Sunday, March 22, 2009

Thoughts

So lately I've been thinking a lot.
Thinking of thoughts such as: did I do the right thing? Could I have done anything different? Should I have not? Should I? Why do I keep going when I already know what's going to happen? Who's still there? Who's going to save me if I can't? Where is this going? Where am I going? What am I supposed to do? Am I not being rational? What else? What should I be feeling? etc. etc.
I don't know why I'm completely confused. I thought I had everything under control. I was so sure of myself that I was completely fine recently, but suddenly these thoughts just come rushing in. I just don't know what I want anymore, everywhere. Well, there are still things I want, but some of those are ones I cannot have or is going to take a lot more work to obtain.
It's funny and annoying that I know what I shouldn't be doing or feeling, and yet, I still do and sometimes even more than before...ultimately leaving to an even more disappointment. I know I'm looking for the right things in the wrong places and what kills me is that I know it to begin with.
I would love to learn from past mistakes, but, for some reason, I usually don't. I should follow the advice I give to some people, haha.

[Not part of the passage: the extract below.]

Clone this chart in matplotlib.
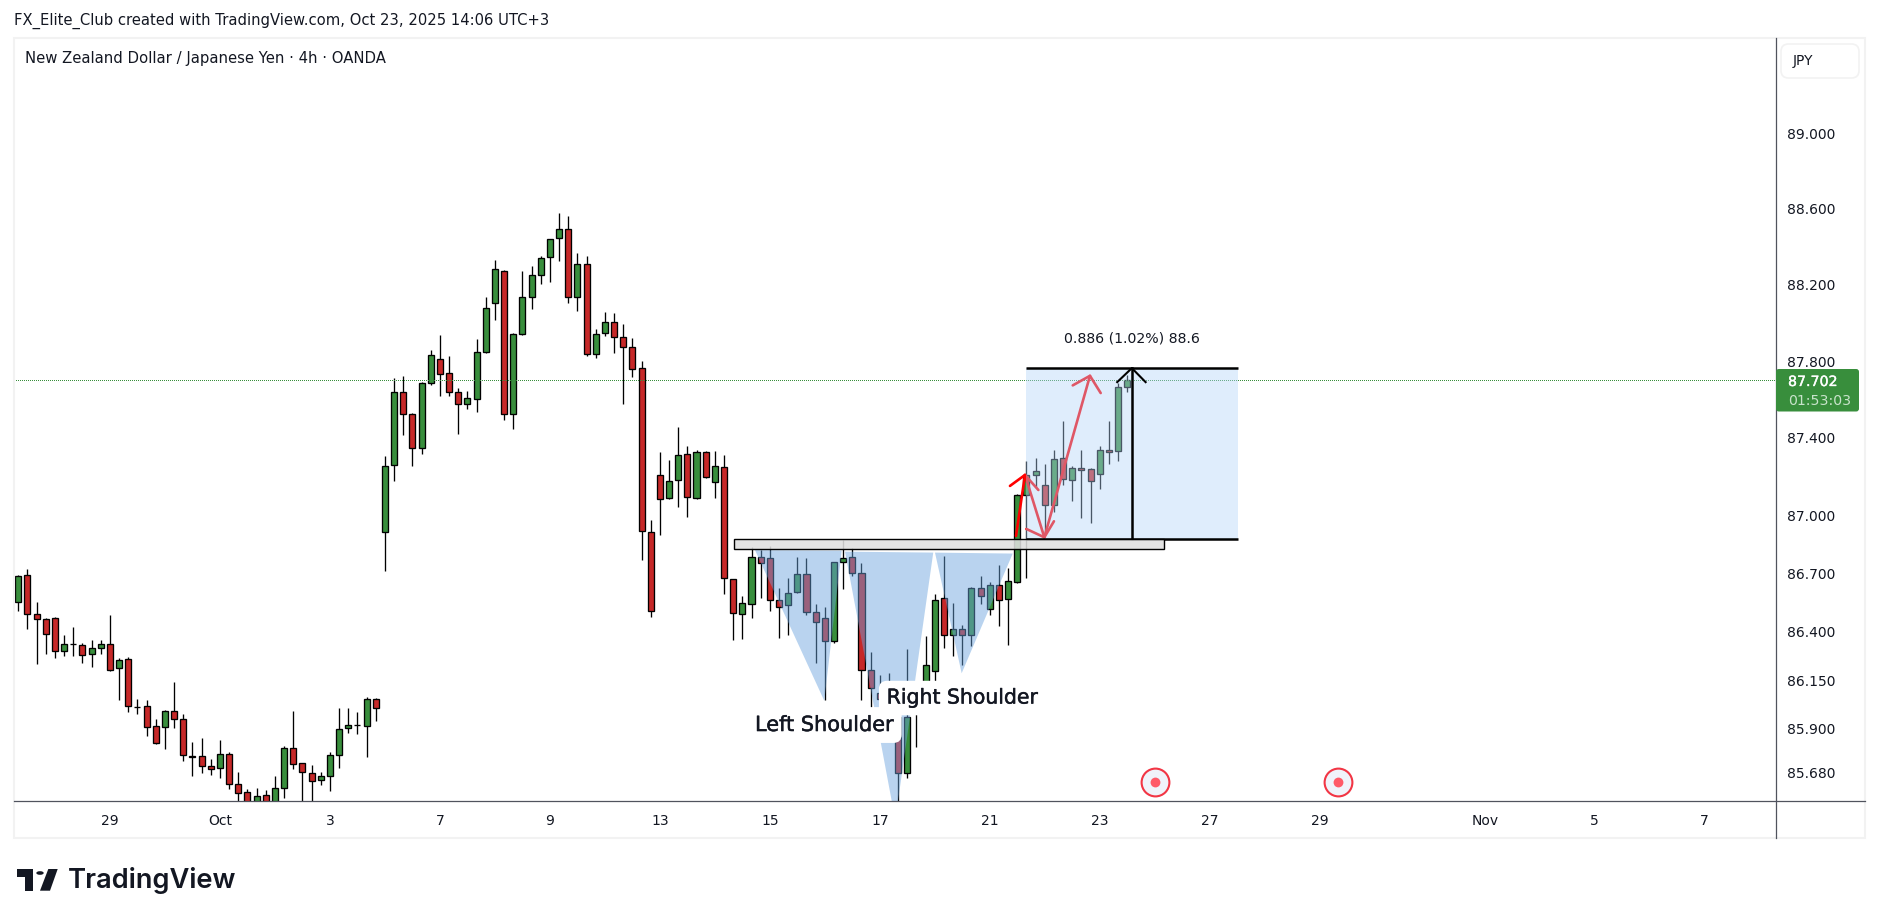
import matplotlib
matplotlib.use("Agg")
import matplotlib.pyplot as plt
import matplotlib.patheffects as pe
from matplotlib.patches import Rectangle, FancyBboxPatch, Polygon, Circle
from matplotlib.lines import Line2D
from matplotlib.ticker import FixedLocator, NullLocator, FixedFormatter

W, H = 1879, 922
FONT = "DejaVu Sans"

# 4h candles, NZD/JPY (bar index = position in list)
opens = [86.549,86.689,86.487,86.462,86.467,86.298,86.334,86.328,86.282,86.313,
         86.334,86.210,86.257,86.014,86.016,85.913,85.908,85.990,85.949,85.760,
         85.760,85.709,85.699,85.770,85.617,85.576,85.495,85.561,85.495,85.597,
         85.801,85.724,85.673,85.638,85.658,85.765,85.903,85.919,85.913,86.051,
         86.911,87.258,87.642,87.523,87.346,87.684,87.810,87.737,87.642,87.575,
         87.601,87.846,88.103,88.271,87.523,87.940,88.134,88.250,88.344,88.444,
         88.492,88.134,88.308,87.836,87.946,88.003,87.925,87.872,87.763,86.911,
         87.206,87.087,87.180,87.315,87.087,87.325,87.170,87.248,86.668,86.487,
         86.539,86.782,86.776,86.559,86.534,86.601,86.694,86.498,86.467,86.349,
         86.756,86.782,86.699,86.200,86.082,86.050,85.960,85.673,86.000,86.060,
         86.195,86.570,86.380,86.411,86.380,86.621,86.517,86.637,86.565,86.656,
         87.102,87.206,87.154,87.050,87.294,87.180,87.242,87.237,87.211,87.336,
         87.331,87.668]
highs = [86.690,86.721,86.551,86.467,86.472,86.381,86.422,86.339,86.356,86.356,
         86.484,86.261,86.267,86.051,86.046,85.951,85.995,86.138,85.975,85.832,
         85.852,85.745,85.842,85.781,85.678,85.592,85.597,85.586,85.660,85.811,
         85.992,85.724,85.714,85.678,85.781,86.005,86.005,85.985,86.063,86.056,
         87.306,87.712,87.723,87.528,87.691,87.859,87.937,87.827,87.660,87.644,
         87.916,88.136,88.330,88.278,87.946,88.273,88.299,88.352,88.441,88.578,
         88.562,88.367,88.352,87.967,88.057,88.052,87.994,87.921,87.801,86.975,
         87.327,87.286,87.457,87.358,87.337,87.332,87.332,87.311,86.668,86.582,
         86.837,86.820,86.840,86.621,86.673,86.783,86.776,86.539,86.523,86.756,
         86.871,86.828,86.751,86.293,86.176,86.184,86.000,86.308,86.100,86.376,
         86.595,86.787,86.544,86.431,86.626,86.685,86.652,86.742,86.725,87.107,
         87.280,87.296,87.263,87.338,87.488,87.253,87.338,87.242,87.357,87.486,
         87.684,87.727]
lows = [86.505,86.412,86.233,86.284,86.263,86.274,86.274,86.238,86.217,86.284,
        86.197,86.048,85.987,85.976,85.864,85.825,85.798,85.905,85.736,85.660,
        85.675,85.665,85.649,85.593,85.512,85.460,85.469,85.452,85.460,85.547,
        85.696,85.511,85.520,85.614,85.583,85.701,85.879,85.874,85.757,85.941,
        86.713,87.176,87.415,87.254,87.316,87.676,87.618,87.618,87.421,87.550,
        87.535,87.845,88.015,87.493,87.447,87.939,88.073,88.204,88.215,88.325,
        88.104,88.062,87.827,87.817,87.932,87.843,87.576,87.717,86.768,86.474,
        86.897,87.085,87.042,86.990,87.085,87.194,87.089,86.592,86.356,86.361,
        86.469,86.572,86.505,86.366,86.381,86.599,86.484,86.238,86.046,86.339,
        86.618,86.685,86.048,86.005,86.005,85.900,85.520,85.651,85.810,86.020,
        86.147,86.315,86.274,86.228,86.325,86.540,86.484,86.428,86.330,86.651,
        86.677,87.144,86.906,87.016,87.156,87.073,86.985,86.961,87.135,87.265,
        87.280,87.638]
closes = [86.683,86.487,86.462,86.385,86.298,86.334,86.333,86.277,86.313,86.334,
          86.204,86.251,86.016,86.011,85.908,85.827,85.990,85.949,85.765,85.759,
          85.709,85.694,85.770,85.617,85.571,85.486,85.556,85.478,85.597,85.801,
          85.719,85.678,85.632,85.658,85.765,85.898,85.919,85.918,86.051,86.005,
          87.253,87.642,87.523,87.346,87.684,87.831,87.731,87.637,87.575,87.606,
          87.846,88.076,88.281,87.523,87.940,88.134,88.250,88.339,88.439,88.492,
          88.134,88.308,87.836,87.940,88.003,87.925,87.872,87.757,86.916,86.503,
          87.081,87.175,87.310,87.092,87.325,87.196,87.253,86.673,86.493,86.544,
          86.782,86.751,86.559,86.523,86.596,86.694,86.498,86.446,86.349,86.756,
          86.776,86.699,86.200,86.108,86.051,85.960,85.673,85.960,86.060,86.226,
          86.564,86.380,86.411,86.380,86.621,86.580,86.637,86.559,86.658,87.102,
          87.208,87.227,87.050,87.289,87.185,87.242,87.232,87.175,87.336,87.325,
          87.663,87.700]
last_price = 87.702

y_ticks = [89.0, 88.6, 88.2, 87.8, 87.4, 87.0, 86.7, 86.4, 86.15, 85.9, 85.68]
y_labels = ["89.000","88.600","88.200","87.800","87.400","87.000","86.700","86.400","86.150","85.900","85.680"]
x_ticks = [10,22,34,46,58,70,82,94,106,118,130,142,160,172,184]
x_labels = ["29","Oct","3","7","9","13","15","17","21","23","27","29","Nov","5","7"]

# drawings (bar index, price)
left_tri = ([80.38,89.84,87.94],[86.819,86.816,86.044])
head_tri = ([90.2,99.83,95.69],[86.811,86.806,85.435])
right_tri = ([100.02,108.5,102.93],[86.806,86.801,86.185])
zone_bars, zone_prices = (78.05,125.0),(86.827,86.874)
meas_bars, meas_prices = (109.9,133.1),(86.878,87.764)
meas_mid_bar = 121.5
meas_head = ([119.9,121.5,123.0],[87.691,87.764,87.691])
arrow_paths = [
    ([108.86,109.84],[86.892,87.208]), ([108.2,109.84,111.3],[87.151,87.208,87.130]),
    ([109.84,111.95],[87.208,86.885]), ([110.0,111.95,113.0],[86.928,86.885,86.968]),
    ([111.95,116.93],[86.885,87.724]), ([115.05,116.93,118.1],[87.674,87.724,87.634]),
]
event_bars = [124.0,144.0]
event_price = 85.629

# ---- layout
fig = plt.figure(figsize=(W/100, H/100), dpi=100, facecolor="white")
def fx(p): return p/W
def fy(p): return 1-p/H
ax_l, ax_r, ax_t, ax_b = 14, 1775.7, 38, 800.5
ax = fig.add_axes([fx(ax_l), fy(ax_b), (ax_r-ax_l)/W, (ax_b-ax_t)/H])
ax.set_yscale("log")
ax.set_xlim(-0.47, 191.75)
ax.set_ylim(85.535, 89.505)
for s in ax.spines.values():
    s.set_visible(False)
ax.yaxis.tick_right()
ax.yaxis.set_major_locator(FixedLocator(y_ticks))
ax.yaxis.set_major_formatter(FixedFormatter(y_labels))
ax.yaxis.set_minor_locator(NullLocator())
ax.set_xticks(x_ticks, x_labels)
ax.tick_params(axis="both", length=0, labelsize=10.0, labelcolor="#131722", labelfontfamily=FONT)
ax.tick_params(axis="y", pad=8)
ax.tick_params(axis="x", pad=9.5)

# candles
idx = list(range(len(opens)))
GREEN, RED = "#388e3c", "#c62828"
ax.vlines(idx, lows, highs, color="black", lw=0.95, zorder=2)
bottoms = [min(o, c) for o, c in zip(opens, closes)]
tops = [max(o, c) for o, c in zip(opens, closes)]
cols = [GREEN if c >= o else RED for o, c in zip(opens, closes)]
ax.bar(idx, [t-b for t, b in zip(tops, bottoms)], bottom=bottoms, width=0.66,
       color=cols, edgecolor="black", linewidth=0.95, zorder=2.2)

# last-price line
ax.axhline(last_price, color=GREEN, lw=0.72, ls=(0, (1, 2)), antialiased=False, zorder=2.5)

# red arrows (below the measure overlay)
for xs, ys in arrow_paths:
    ax.plot(xs, ys, color="#ff0000", lw=1.9, solid_capstyle="round", zorder=3)

# pattern triangles
for tx, ty in (left_tri, head_tri, right_tri):
    ax.fill(tx, ty, facecolor=(106/255, 163/255, 221/255, 0.47), edgecolor="none", zorder=3.5)

# measure box
ax.add_patch(Rectangle((meas_bars[0], meas_prices[0]), meas_bars[1]-meas_bars[0],
                       meas_prices[1]-meas_prices[0], facecolor=(179/255, 213/255, 250/255, 0.41),
                       edgecolor="none", zorder=4))
for py in meas_prices:
    ax.plot(meas_bars, [py, py], color="black", lw=1.8, solid_capstyle="butt", zorder=4.3)
ax.plot([meas_mid_bar, meas_mid_bar], meas_prices, color="black", lw=1.8, zorder=4.3)
ax.plot(*meas_head, color="black", lw=1.5, zorder=4.3)
ax.text(meas_mid_bar, 87.92, "0.886 (1.02%) 88.6", ha="center", va="center", fontsize=10.2,
        color="#131722", family=FONT, zorder=6)

# support zone
ax.add_patch(Rectangle((zone_bars[0], zone_prices[0]), zone_bars[1]-zone_bars[0],
                       zone_prices[1]-zone_prices[0], facecolor=(0.88, 0.88, 0.88, 0.88),
                       edgecolor="black", linewidth=1.0, zorder=5))

# shoulder labels
box = dict(boxstyle="round,pad=0.38,rounding_size=0.4", facecolor="white", edgecolor="none")
stroke = [pe.withStroke(linewidth=0.35, foreground="#131722")]
ax.text(80.38, 85.920, "Left Shoulder", ha="left", va="center", fontsize=15.0, color="#131722",
        family=FONT, bbox=box, zorder=6, path_effects=stroke)
ax.text(94.75, 86.058, "Right Shoulder", ha="left", va="center", fontsize=14.7, color="#131722",
        family=FONT, bbox=box, zorder=6.5, path_effects=stroke)

# event markers
ax.scatter(event_bars, [event_price]*2, s=400, facecolor="#f0f3fa", edgecolor="#f23645", linewidth=1.5, zorder=7)
ax.scatter(event_bars, [event_price]*2, s=50, color="#ff5a68", linewidth=0, zorder=7.1)

# ---- chrome drawn in figure pixels
def rect(x0, y0, x1, y1, **kw):
    fig.add_artist(Rectangle((fx(x0), fy(y1)), (x1-x0)/W, (y1-y0)/H, transform=fig.transFigure, **kw))
def line(x0, y0, x1, y1, **kw):
    fig.add_artist(Line2D([fx(x0), fx(x1)], [fy(y0), fy(y1)], transform=fig.transFigure, **kw))
def txt(x, y, s, **kw):
    kw.setdefault("family", FONT)
    kw.setdefault("color", "#131722")
    kw.setdefault("va", "center")
    fig.text(fx(x), fy(y), s, **kw)

rect(14, 38, 1865, 838, facecolor="none", edgecolor="#f2f2f2", linewidth=1.5)
line(14, 800.5, 1865, 800.5, color="#50535e", lw=0.9)
line(ax_r, 38, ax_r, 838, color="#50535e", lw=0.9)

txt(14, 20.5, "FX_Elite_Club created with TradingView.com, Oct 23, 2025 14:06 UTC+3", fontsize=10.65)
txt(25, 59, "New Zealand Dollar / Japanese Yen \u00b7 4h \u00b7 OANDA", fontsize=10.75)

fig.add_artist(FancyBboxPatch((fx(1781), fy(78)), 78/W, 34/H, boxstyle="round,pad=0,rounding_size=0.004",
                              mutation_aspect=W/H, transform=fig.transFigure,
                              facecolor="white", edgecolor="#f2f2f2", linewidth=1.2))
txt(1793, 60.5, "JPY", fontsize=10.0)

fig.add_artist(FancyBboxPatch((fx(1776), fy(411.5)), 83/W, 42.5/H, boxstyle="round,pad=0,rounding_size=0.0015",
                              mutation_aspect=W/H, transform=fig.transFigure,
                              facecolor=GREEN, edgecolor="none", zorder=5))
fig.text(fx(1788), fy(382), "87.702", family=FONT, color="white", fontsize=10.2, va="center", zorder=6,
         path_effects=[pe.withStroke(linewidth=0.25, foreground="white")])
fig.text(fx(1788), fy(401), "01:53:03", family=FONT, color="#c8e3ca", fontsize=10.2, va="center", zorder=6)

# logo
logo = "#131722"
def poly(pts):
    fig.add_artist(Polygon([(fx(x), fy(y)) for x, y in pts], closed=True, transform=fig.transFigure,
                           facecolor=logo, edgecolor="none"))
poly([(16.7, 869), (33.3, 869), (33.3, 890.7), (25, 890.7), (25, 876.5), (16.7, 876.5)])
poly([(48.3, 869), (57.7, 869), (50, 890.7), (40, 890.7)])
fig.add_artist(Circle((fx(40), fy(873)), 3.7/W, transform=fig.transFigure, facecolor=logo, edgecolor="none"))
txt(68, 880, "TradingView", family="Inter", fontsize=19.7, weight="semibold", color=logo)

fig.savefig("out.png", dpi=100)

I feel that I'm not making the best choices mainly because I just don't know anymore and don't know what I want. I guess I know what I want, but what I want isn't anywhere.
And no, this isn't just about relationships. It's just an overall perspective of what I see right now.
Don't get me wrong, not everything is bad. I'm grateful for the great things I have. They're [family and friends] are they only ones keeping me sane and keep me going. I appreciate everything and everything that has happened, good or bad. I guess I'm just waiting for myself to realize who I need to be and what I need to do or for someone that can show me who I can be and what I can do. hah. we'll see. So that's about half of what's bothering me...next half..some other time I guess. goodnight.